Dam brings water woes

Paradise Dam water releases will be undertaken throughout the reconstruction project to ensure a safe environment for workers. Picture: SUNWATER

The officially declared failure of the Paradise Dam, now said to require a total rebuild, may be just the beginning of water wars expected to spread, as coastal and near coastal regions confront the limits of growth.

This coincides with state government moves to take Gympie and South Burnett water for the burgeoning South East and follows suggestions that Fraser Coast region may also need more water.

The Bundaberg district dam, now operating at less than half its rated capacity, has been subject to questions about whether, even when full, it will be adequate for projected industry and population growth in its immediate service area.

It all spells potential water resource trouble not just for Bundaberg and North Burnett regions in the near term, but ultimately for urban and irrigation water consumers, possibly from Gympie to Rockhampton and beyond.

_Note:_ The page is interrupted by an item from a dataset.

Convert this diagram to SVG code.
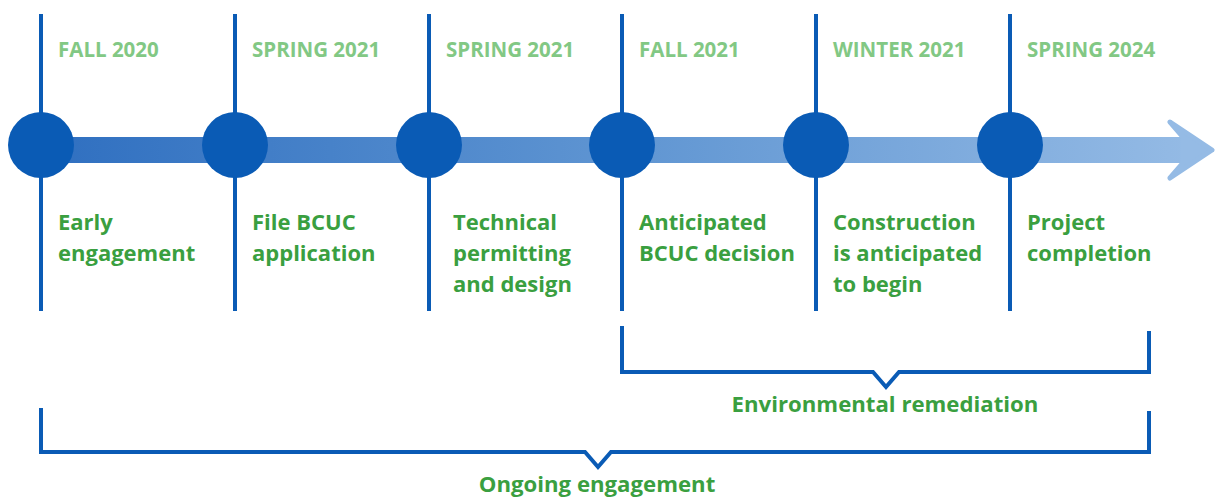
<svg xmlns="http://www.w3.org/2000/svg" width="1215" height="500" viewBox="0 0 1215 500">
<defs>
<linearGradient id="barGrad" x1="41" y1="0" x2="1200" y2="0" gradientUnits="userSpaceOnUse">
<stop offset="0" stop-color="#2f6fc0"/>
<stop offset="0.5" stop-color="#5f95d2"/>
<stop offset="1" stop-color="#95bbe5"/>
</linearGradient>
<style>
.vline{stroke:#0a5bb5;stroke-width:4;fill:none}
.dot{fill:#0a5bb5}
.date{font-family:"Open Sans",sans-serif;font-weight:700;font-size:20.5px;fill:#82c884}
.lbl{font-family:"Open Sans",sans-serif;font-weight:700;font-size:22px;fill:#3a9f40}
.brk{stroke:#0a5bb5;stroke-width:4;fill:none;stroke-linejoin:miter}
.blbl{font-family:"Open Sans",sans-serif;font-weight:700;font-size:22.2px;fill:#3a9f40;text-anchor:middle}
</style>
</defs>
<rect width="1215" height="500" fill="#ffffff"/>
<g id="connectors">
<rect x="41" y="137" width="1145" height="26" fill="url(#barGrad)"/>
<polygon points="1183,137 1170,122 1212,150 1170,178 1183,163" fill="#95bbe5" stroke="#95bbe5" stroke-width="5" stroke-linejoin="round"/>
</g>
<g id="m1">
<line class="vline" x1="41" y1="14" x2="41" y2="311"/>
<circle class="dot" cx="41" cy="145" r="33"/>
<text class="date" x="58" y="57">FALL 2020</text>
<text class="lbl" x="58" y="230">Early</text>
<text class="lbl" x="58" y="261">engagement</text>
</g>
<g id="m2">
<line class="vline" x1="235" y1="14" x2="235" y2="311"/>
<circle class="dot" cx="235" cy="145" r="33"/>
<text class="date" x="252" y="57">SPRING 2021</text>
<text class="lbl" x="252" y="230">File BCUC</text>
<text class="lbl" x="252" y="261">application</text>
</g>
<g id="m3">
<line class="vline" x1="429" y1="14" x2="429" y2="311"/>
<circle class="dot" cx="429" cy="145" r="33"/>
<text class="date" x="446" y="57">SPRING 2021</text>
<text class="lbl" x="453" y="230">Technical</text>
<text class="lbl" x="453" y="261">permitting</text>
<text class="lbl" x="453" y="292">and design</text>
</g>
<g id="m4">
<line class="vline" x1="622" y1="14" x2="622" y2="311"/>
<circle class="dot" cx="622" cy="145" r="33"/>
<text class="date" x="639" y="57">FALL 2021</text>
<text class="lbl" x="639" y="230">Anticipated</text>
<text class="lbl" x="639" y="261">BCUC decision</text>
</g>
<g id="m5">
<line class="vline" x1="816" y1="14" x2="816" y2="311"/>
<circle class="dot" cx="816" cy="145" r="33"/>
<text class="date" x="833" y="57">WINTER 2021</text>
<text class="lbl" x="833" y="230">Construction</text>
<text class="lbl" x="833" y="261">is anticipated</text>
<text class="lbl" x="833" y="292">to begin</text>
</g>
<g id="m6">
<line class="vline" x1="1010" y1="14" x2="1010" y2="311"/>
<circle class="dot" cx="1010" cy="145" r="33"/>
<text class="date" x="1027" y="57">SPRING 2024</text>
<text class="lbl" x="1027" y="230">Project</text>
<text class="lbl" x="1027" y="261">completion</text>
</g>
<g id="bracket-env">
<polyline class="brk" points="622,326 622,372 873,372 886,387 899,372 1149,372 1149,331"/>
<text class="blbl" x="885" y="412">Environmental remediation</text>
</g>
<g id="bracket-ongoing">
<polyline class="brk" points="41,408 41,452 585,452 598,467 611,452 1149,452 1149,411"/>
<text class="blbl" x="597" y="492">Ongoing engagement</text>
</g>
</svg>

The state government’s stated commitment to inter-basin water transfers, starting with taking Mary River and South Burnett water to the South East, coincides with projected agricultural and urban consumption growth elsewhere, combined with limited regional water resources to the north, creating potential for cascading water shortage concerns.

The Paradise Dam has already been suggested as a water source for downstream Mary River irrigators as Gympie and Maryborough and Sunshine Coast demand takes more water out of the Mary system.

That suggestion has angered the dam’s existing Bundaberg and North Burnett customers, including farmers who say they do not have enough water as it is, even without planned industry and population growth planned locally.

The logical expectation is that we will need more storage, including off-river and dam impoundments, on the Mary River and potentially in Bundaberg region, where the Burnett River system is already one of our .most heavily impounded catchments.

Ultimately that would mean increased pressure for more inter-basin transfers from the north.

This would likely require further inter-basin transfers, probably from Rockhampton’s Fitzroy Basin, which itself may then need help from Mackay’s Pioneer River – with the ultimate possibility of a major water grid piping water when needed from as far as Far North Queensland.

The recently released Wide Bay Burnett Regional Plan reveals persistent government intentions to start such a process with greatly increased transfers from Gympie and South Burnett, where councils have been instructed to co-operate with plans to provide cost effective water for increased demand in the South East, despite the apparently unrecognised limits on Gympie region bulk water resources.

All this is starting to happen at a time when it is still unknown when rebuilding of the Paradise Dam will allow it to fill to rated capacity once more.

Meanwhile, a war of words has erupted between current Water Minister Glenn Butcher and former Premier Peter Beattie about who is to blame for the inadequate state of the Paradise Dam, an issue which became a significant part of the Gympie region’s successful campaign against the Beattie Government’s other dam proposal, at Traveston Crossing, upstream from Gympie and also part of a plan to provide water for South East Queensland.